In contrast, peer-group company Yelp, Inc. (YELP) bought the German firm Qype, supposedly the largest local review site in Europe, in October, for $50 million. They spent an obscene amount of money to get two million reviews and 15 million visitors, in addition to two lawsuits with Deutsche Telekom, one of which is for 1.5 million euros.

Yelp, with this kind of bad strategy should not command a $1.1 billion market cap. Yelp is growing, sure, but its 2012 revenue run rate is within 20% of Local's and Local has a market cap of only $52 million.

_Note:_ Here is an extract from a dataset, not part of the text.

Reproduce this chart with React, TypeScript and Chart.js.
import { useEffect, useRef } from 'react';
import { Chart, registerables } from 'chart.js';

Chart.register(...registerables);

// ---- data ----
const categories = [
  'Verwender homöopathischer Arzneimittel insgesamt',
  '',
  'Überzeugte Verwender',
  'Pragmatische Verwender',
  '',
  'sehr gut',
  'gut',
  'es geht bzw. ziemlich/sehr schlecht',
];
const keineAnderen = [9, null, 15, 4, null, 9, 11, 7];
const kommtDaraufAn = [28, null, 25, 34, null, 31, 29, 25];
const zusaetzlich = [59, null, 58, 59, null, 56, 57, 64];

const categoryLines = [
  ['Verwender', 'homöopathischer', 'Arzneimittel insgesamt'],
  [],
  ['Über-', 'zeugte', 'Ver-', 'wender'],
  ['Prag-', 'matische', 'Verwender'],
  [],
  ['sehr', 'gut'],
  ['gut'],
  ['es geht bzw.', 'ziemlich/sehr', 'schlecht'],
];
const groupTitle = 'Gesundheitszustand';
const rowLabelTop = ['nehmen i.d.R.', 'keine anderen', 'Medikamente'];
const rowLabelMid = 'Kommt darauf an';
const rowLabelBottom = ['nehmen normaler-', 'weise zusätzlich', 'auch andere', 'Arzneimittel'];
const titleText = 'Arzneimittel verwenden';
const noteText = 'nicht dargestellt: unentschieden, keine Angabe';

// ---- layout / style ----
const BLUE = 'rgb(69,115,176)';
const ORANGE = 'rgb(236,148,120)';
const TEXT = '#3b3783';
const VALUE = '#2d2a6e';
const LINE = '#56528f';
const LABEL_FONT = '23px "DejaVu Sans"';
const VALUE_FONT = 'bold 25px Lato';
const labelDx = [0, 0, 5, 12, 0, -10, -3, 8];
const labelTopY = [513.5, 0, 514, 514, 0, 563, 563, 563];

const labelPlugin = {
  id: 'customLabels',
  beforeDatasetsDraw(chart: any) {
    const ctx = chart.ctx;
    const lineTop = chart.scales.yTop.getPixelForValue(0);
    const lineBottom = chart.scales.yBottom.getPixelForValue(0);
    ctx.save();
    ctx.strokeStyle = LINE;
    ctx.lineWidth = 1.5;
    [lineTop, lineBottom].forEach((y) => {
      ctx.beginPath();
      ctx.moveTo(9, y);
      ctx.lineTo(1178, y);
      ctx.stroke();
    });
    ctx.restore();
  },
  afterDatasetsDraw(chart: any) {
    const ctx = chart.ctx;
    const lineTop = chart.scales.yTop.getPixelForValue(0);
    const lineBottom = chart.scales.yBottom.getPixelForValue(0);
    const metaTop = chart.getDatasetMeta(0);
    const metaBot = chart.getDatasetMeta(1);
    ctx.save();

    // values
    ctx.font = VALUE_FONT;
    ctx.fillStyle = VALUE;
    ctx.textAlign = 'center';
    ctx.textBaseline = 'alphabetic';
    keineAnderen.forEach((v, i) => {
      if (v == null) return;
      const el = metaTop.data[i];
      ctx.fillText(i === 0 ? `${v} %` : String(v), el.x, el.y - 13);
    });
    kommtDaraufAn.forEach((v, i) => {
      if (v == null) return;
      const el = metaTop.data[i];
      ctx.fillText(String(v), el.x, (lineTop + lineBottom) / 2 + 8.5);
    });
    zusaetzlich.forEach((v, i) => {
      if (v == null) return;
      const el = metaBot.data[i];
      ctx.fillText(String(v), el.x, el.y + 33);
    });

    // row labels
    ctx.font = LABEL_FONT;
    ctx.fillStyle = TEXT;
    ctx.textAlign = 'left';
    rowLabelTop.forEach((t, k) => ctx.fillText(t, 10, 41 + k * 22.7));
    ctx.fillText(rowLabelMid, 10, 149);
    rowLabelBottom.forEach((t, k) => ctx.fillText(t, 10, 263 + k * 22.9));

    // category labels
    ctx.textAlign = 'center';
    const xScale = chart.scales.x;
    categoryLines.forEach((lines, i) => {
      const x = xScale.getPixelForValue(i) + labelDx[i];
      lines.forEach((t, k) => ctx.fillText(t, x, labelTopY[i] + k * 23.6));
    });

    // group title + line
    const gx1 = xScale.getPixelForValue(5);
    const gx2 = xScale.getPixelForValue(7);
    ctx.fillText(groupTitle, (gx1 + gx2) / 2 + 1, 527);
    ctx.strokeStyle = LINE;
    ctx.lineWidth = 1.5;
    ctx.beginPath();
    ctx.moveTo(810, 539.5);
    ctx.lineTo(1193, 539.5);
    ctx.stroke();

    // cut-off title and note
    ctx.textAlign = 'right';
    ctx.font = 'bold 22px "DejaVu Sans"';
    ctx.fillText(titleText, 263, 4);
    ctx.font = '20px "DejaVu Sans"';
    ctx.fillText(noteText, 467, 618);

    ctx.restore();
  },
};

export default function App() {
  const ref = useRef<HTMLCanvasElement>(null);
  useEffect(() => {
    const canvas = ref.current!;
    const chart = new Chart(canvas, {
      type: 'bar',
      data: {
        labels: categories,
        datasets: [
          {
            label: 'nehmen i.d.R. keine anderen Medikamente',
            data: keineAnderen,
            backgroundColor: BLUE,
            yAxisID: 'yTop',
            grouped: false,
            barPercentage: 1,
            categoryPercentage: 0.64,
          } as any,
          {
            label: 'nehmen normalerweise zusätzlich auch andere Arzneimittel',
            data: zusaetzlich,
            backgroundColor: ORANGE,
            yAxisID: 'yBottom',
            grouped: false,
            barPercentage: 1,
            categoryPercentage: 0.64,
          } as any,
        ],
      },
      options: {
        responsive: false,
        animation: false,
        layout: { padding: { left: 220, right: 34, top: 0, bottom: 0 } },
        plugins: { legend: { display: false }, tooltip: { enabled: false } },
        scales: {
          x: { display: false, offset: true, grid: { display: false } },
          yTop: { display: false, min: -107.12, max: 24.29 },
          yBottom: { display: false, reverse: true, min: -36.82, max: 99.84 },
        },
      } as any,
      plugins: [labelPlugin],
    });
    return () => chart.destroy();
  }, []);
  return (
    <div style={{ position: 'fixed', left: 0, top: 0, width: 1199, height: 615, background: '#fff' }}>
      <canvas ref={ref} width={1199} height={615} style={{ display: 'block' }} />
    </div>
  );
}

Angie's List, Inc. (ANGI) is another example. The company has not added any value to its user experience since going public and it boasts a market cap of $670 million. Angie's Gross margins might look fantastic at 80%-plus, but with no explanation as to what really constitutes cost of sales. Angie's List has not posted a profit since founded in 1995 and last year lost $49 million. A recent law suit filled alleges breach of contract, deception and unjust enrichment. It seeks an unspecified award of three-times the financial damages incurred under a count alleging deception for allegedly mis-applying credit and debit cards to collect the unauthorized bundled membership fees. I do not think this is a very good business model and that fee based membership for this type of business will be very tough to ever make profitable.

I always like to make my readers aware of the risks in stocks as investments, and Internet stocks are no exception. Competition is strong and technology changes are rapid. Companies with the "next best thing" today could be relics in three months. Advertising is often tied to the economy. Investor interest can be fickle when it comes to what may only be another Internet fad. I don't believe this to be the case with Local Corporation.

I believe this is a good time for investors to take advantage of big differences in valuations. Of the three, I see Local with the leading platform already in place and the IP to go with it, as the clear winner with the most logical business model that points to one thing - making money for shareholders.